1. Field of the Invention
The present invention relates generally to integrated circuit manufacture; and more particularly to a method of manufacture of a transistor that has a scaled channel length, integrated spacer formation and enhanced silicidation properties.
2. Description of the Related Art
The structure and the various components, or features, of a metal oxide semiconductor (MOS) devices are generally well known. A MOS transistor typically includes a substrate material onto which a gate insulator and a patterned gate conductor are formed. The gate conductor serves to self-align impurities forwarded into the substrate on opposite sides of the gate conductor. The impurities placed into the substrate define a junction region, also known as source/drain regions. The gate conductor is patterned from a layer of polysilicon using various lithography techniques.
A typical n-channel MOS transistor employs n-type junctions placed into a p-type substrate. Conversely, a typical p-channel MOS transistor comprises p-type junctions placed into an n-type substrate. The substrate comprises an entire monolithic silicon wafer, of which, a portion of the substrate known as a "well" exists. The well is doped opposite the substrate so that it can accommodate junctions of an impurity type opposite the junction in the non-well areas. Accordingly, wells are often employed when both n-type and p-type transistors (i.e., Complementary MOS, "CMOS") are needed.
A pervasive trend in modern integrated circuit manufacture is to produce transistors having feature sizes as small as possible. To achieve a high density integrated circuit, features such as the gate conductors, source/drain junctions, and interconnects to the junctions must be made as small as possible. Many modern day processes employ features which have less than 0.15 microns critical dimensions. As feature sizes decrease, the size of the resulting transistors as well as the interconnects between transistors also decrease. Smaller transistor size allows more transistors to be placed on a single monolithic substrate, thereby allowing relatively large circuit systems to be incorporated on a single and relatively small die area. Further, smaller transistors typically have lower turn-on threshold voltages, faster switching speeds and consume less power in their operation. These features in combination allow higher speed integrated circuits to be constructed that have greater processing capabilities and that produce less heat.
The benefits of high density circuits can only be realized if advanced processing techniques are used. For example, semiconductor process engineers and researchers often study the benefits of electron beam lithography and x-ray lithography to achieve the higher resolutions needed for submicron features. To some extent, wet etch has given way to a more advanced anisotropic (dry etch) technique. Further, silicides and polycides have replaced higher resistivity contact structures mostly due to the lower resistivity needed when a smaller contact area is encountered.

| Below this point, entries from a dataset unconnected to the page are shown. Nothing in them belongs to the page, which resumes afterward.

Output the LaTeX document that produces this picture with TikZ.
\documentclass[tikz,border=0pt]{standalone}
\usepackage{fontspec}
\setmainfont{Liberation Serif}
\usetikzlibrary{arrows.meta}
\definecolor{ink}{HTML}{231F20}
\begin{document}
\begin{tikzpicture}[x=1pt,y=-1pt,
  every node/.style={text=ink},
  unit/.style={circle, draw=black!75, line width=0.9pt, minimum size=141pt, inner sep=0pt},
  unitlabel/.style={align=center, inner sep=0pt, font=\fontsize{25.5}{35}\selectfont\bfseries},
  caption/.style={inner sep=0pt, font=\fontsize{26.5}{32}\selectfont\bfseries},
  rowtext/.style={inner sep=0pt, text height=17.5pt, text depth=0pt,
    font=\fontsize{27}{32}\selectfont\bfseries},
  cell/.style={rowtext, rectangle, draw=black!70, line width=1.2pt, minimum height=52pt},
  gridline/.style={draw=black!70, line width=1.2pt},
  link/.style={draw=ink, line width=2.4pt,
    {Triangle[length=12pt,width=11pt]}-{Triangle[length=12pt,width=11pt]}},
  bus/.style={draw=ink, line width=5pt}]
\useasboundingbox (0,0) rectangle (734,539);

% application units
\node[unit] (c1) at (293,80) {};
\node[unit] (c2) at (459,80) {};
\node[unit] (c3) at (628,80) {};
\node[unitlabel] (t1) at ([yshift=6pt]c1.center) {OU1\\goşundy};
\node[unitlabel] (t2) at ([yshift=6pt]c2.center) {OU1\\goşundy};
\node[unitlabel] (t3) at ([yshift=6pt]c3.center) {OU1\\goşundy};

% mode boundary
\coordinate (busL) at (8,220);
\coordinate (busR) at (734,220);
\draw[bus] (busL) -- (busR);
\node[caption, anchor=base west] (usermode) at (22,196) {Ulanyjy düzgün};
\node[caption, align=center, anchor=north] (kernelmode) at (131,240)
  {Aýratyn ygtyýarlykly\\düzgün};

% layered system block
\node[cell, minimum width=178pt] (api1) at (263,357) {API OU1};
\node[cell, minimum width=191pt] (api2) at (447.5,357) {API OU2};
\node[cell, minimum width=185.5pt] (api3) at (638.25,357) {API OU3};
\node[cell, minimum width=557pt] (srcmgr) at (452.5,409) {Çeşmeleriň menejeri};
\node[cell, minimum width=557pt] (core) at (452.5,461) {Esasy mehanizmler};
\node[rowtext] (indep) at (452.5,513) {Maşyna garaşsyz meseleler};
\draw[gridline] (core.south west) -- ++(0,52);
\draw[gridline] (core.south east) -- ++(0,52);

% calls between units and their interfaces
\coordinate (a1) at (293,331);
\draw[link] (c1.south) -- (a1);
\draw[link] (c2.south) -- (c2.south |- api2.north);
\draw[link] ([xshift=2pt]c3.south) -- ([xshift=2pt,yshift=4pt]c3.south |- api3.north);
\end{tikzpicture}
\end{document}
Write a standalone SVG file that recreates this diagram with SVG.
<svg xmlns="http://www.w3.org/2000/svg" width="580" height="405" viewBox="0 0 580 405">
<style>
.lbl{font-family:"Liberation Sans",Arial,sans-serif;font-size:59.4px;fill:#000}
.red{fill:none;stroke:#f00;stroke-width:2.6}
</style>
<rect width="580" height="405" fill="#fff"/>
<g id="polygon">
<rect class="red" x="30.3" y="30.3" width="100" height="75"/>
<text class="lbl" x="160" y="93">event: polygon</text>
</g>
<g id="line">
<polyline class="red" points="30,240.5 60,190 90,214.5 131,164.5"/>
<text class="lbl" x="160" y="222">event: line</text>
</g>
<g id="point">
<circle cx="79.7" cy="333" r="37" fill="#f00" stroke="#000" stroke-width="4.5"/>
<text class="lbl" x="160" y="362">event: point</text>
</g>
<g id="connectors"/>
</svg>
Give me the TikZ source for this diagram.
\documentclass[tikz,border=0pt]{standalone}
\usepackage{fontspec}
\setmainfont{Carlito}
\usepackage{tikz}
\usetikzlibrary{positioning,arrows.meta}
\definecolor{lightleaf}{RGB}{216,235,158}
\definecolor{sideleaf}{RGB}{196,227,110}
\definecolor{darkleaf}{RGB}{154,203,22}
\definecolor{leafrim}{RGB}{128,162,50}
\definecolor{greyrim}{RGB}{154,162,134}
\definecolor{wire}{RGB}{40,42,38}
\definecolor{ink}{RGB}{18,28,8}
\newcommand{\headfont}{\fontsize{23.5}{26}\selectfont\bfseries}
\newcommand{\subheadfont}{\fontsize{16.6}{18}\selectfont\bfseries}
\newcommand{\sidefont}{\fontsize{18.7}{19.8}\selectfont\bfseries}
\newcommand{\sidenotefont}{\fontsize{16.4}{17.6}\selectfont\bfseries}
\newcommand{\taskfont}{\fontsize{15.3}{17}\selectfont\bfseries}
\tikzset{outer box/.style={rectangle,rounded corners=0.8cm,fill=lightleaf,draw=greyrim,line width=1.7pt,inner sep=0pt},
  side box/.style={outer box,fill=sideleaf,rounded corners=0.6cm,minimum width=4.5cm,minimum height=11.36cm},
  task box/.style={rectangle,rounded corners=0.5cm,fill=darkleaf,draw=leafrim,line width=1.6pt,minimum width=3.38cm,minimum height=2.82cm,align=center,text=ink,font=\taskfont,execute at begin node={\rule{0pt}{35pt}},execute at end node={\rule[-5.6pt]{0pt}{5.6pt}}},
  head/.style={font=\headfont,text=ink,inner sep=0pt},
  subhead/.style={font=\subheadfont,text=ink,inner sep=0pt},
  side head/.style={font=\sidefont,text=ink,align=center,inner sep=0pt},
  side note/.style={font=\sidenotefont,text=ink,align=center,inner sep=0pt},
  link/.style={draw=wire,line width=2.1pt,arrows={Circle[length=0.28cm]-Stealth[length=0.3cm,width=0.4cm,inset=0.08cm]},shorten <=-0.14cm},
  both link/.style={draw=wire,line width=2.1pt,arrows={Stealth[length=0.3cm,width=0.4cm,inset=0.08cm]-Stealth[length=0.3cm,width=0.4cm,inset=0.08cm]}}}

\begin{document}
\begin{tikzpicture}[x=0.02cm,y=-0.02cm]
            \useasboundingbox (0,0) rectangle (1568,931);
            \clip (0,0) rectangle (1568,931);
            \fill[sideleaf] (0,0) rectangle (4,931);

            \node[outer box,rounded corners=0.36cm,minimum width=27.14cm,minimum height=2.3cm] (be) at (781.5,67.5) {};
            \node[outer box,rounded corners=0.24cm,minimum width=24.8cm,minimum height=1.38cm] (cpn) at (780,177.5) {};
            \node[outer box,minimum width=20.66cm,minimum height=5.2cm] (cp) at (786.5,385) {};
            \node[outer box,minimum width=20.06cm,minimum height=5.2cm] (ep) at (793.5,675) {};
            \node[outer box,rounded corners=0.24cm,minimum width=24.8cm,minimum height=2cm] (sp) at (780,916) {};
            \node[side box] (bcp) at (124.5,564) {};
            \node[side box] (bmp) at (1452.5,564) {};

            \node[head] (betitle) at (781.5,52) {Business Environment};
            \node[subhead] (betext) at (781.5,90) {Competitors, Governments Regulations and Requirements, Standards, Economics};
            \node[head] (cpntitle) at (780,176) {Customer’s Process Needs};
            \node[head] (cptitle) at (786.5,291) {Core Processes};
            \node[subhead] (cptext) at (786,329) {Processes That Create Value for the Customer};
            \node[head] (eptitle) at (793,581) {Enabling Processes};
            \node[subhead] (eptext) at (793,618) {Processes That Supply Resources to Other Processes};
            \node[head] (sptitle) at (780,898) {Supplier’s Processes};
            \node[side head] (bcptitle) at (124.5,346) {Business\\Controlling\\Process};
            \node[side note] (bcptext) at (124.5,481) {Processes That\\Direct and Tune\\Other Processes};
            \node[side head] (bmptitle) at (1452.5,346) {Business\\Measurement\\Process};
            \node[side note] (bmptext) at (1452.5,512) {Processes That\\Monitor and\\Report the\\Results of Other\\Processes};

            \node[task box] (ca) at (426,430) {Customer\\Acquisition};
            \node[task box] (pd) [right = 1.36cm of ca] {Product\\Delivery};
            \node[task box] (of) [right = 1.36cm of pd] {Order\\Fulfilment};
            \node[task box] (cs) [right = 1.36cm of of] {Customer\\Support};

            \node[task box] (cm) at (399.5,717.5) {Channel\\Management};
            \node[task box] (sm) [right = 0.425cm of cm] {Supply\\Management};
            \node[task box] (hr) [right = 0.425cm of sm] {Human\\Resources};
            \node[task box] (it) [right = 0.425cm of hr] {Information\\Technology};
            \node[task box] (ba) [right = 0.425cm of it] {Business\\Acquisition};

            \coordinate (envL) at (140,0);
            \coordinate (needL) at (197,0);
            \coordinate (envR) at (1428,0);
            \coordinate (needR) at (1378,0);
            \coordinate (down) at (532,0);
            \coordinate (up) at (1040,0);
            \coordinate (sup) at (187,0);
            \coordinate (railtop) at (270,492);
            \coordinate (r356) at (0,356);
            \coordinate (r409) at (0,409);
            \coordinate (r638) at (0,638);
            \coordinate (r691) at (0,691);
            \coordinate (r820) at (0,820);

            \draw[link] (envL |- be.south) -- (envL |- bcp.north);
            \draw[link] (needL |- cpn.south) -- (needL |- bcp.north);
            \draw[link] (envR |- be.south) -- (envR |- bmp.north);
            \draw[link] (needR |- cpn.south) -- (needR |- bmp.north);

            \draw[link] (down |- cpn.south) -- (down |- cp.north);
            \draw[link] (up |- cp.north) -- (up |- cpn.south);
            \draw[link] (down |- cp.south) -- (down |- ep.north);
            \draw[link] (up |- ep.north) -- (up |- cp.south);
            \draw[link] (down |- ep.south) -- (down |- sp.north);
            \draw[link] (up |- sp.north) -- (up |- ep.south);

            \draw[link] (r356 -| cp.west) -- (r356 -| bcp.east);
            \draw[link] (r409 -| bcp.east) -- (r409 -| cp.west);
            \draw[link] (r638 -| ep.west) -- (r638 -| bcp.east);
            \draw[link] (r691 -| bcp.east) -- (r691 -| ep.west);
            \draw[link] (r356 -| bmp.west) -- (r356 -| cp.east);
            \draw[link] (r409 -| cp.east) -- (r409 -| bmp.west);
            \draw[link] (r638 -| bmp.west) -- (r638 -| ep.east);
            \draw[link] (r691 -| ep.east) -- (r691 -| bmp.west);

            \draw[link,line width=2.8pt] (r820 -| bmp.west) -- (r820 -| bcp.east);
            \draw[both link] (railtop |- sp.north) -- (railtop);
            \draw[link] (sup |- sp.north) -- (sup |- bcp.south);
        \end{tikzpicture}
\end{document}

Many other techniques are often used to achieve a higher density circuit. However, these techniques must contend with problems resulting from higher density itself. Even the most advanced processing techniques cannot, in all instances, offset the problems associated with small features or features arranged extremely close to one another. For example, as the channel length decreases, short channel effects ("SCE") generally occur. SCE cause threshold voltage skews at the channel edges as well as excessive subthreshold currents (e.g., punch through and drain-induced barrier lowering). Related to SCE is the problem of hot carrier injection ("HCI"). As the channel shortens and the supply voltage remains constant, the electric field across the drain-to-channel junction becomes excessive. Excessive electric fields give rise to so called hot carriers and the injection of these carriers into the gate oxide which resides between the substrate (or well) and the overlying gate conductor. Injection of hot carriers should be avoided since these carriers can become trapped and skew the turn-on threshold voltage of the ensuing transistor.
When decreasing features sizes, the dimensions of transistors must remain proportional. Such a technique is typically referred to as "scaling" of transistors. Various problems exist when reducing feature sizes to create a scaled transistor. One such problem relates to the length of the channel region. The scaling of transistors requires that the length of the channel be decreased proportionally. However, available lithography techniques support a minimum channel length due to their resolution, such minimum channel length not sufficient for desired transistor scaling.
Another problem that presents significant problems relates to surface currents, i.e., currents that may travel from source to gate conductor or from drain to gate conductor. As is known, silicidation steps are commonly taken to increase the conductivity of the surfaces of the gate conductor, source and drain. However, with silicidation employed to increase surface conductivity of the source, drain and gate conductor, the likelihood that current will pass along the surface of the transistor from source to gate or drain to gate increases, particularly as the dimensions of the transistor increase. pacers are generally employed to prevent these surface currents. However, as transistor dimensions continue to increase, creation of satisfactorily performing spacers becomes more difficult.
Thus, there exists a need in the art for a better method for forming transistors that have scaled channel lengths but that resist the flow of surface currents.